Bangladeshi politician

Kamar Jehan Sekandra Begum, better known as Begum Dolly Azad (বেগম ডলি আজাদ, ), was an East Pakistani politician.

==Early life and family==
Begum was born into a Muslim family in Bogra District, Bengal Presidency, British Raj. She resided in 19 New Eskaton Road, Ramna Thana, Dacca after marrying Khwaja Mohammad Azad of the Dhaka Nawab family, where she inherited vast amounts of land. Mohammad Azad was an officer among the lieutenants of East Pakistan Army.

==Career==
In 1949, Azad became a founding member of the All Pakistan Women's Association (which later became the Bangladesh Mahila Samiti).

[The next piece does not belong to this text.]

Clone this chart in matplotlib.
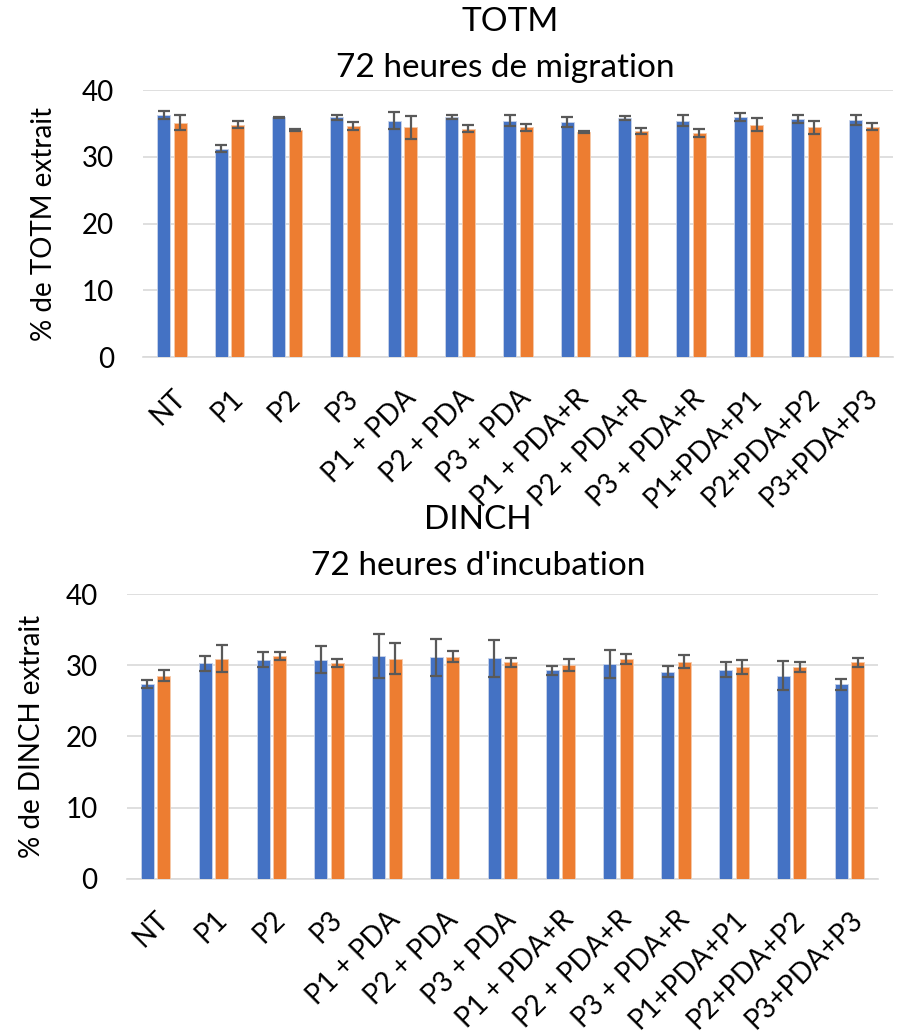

She played an active role during the Association's 5th Triennial Conference in Dacca, which was held in February 1968.

She became a member of the 4th National Assembly of Pakistan as a representative of East Pakistan in 1965. In 1966, she requested the government of Pakistan to increase the number of reserved seats for the women in the National Assembly. She visited China as part of a two-week Pakistani delegation, in which she sang a Chinese patriotic song called Unity is Strength.

With the aftermath of the Bangladesh Liberation War and subsequent Independence of Bangladesh, Azad abandoned her residence and migrated to West Pakistan. Her home was later gifted to the families of Serajuddin Hossain and Abul Kalam Azad who were said to have been killed by Al-Badr forces during the war. She later returned to the property, and a court case took place between Azad against the families residing there.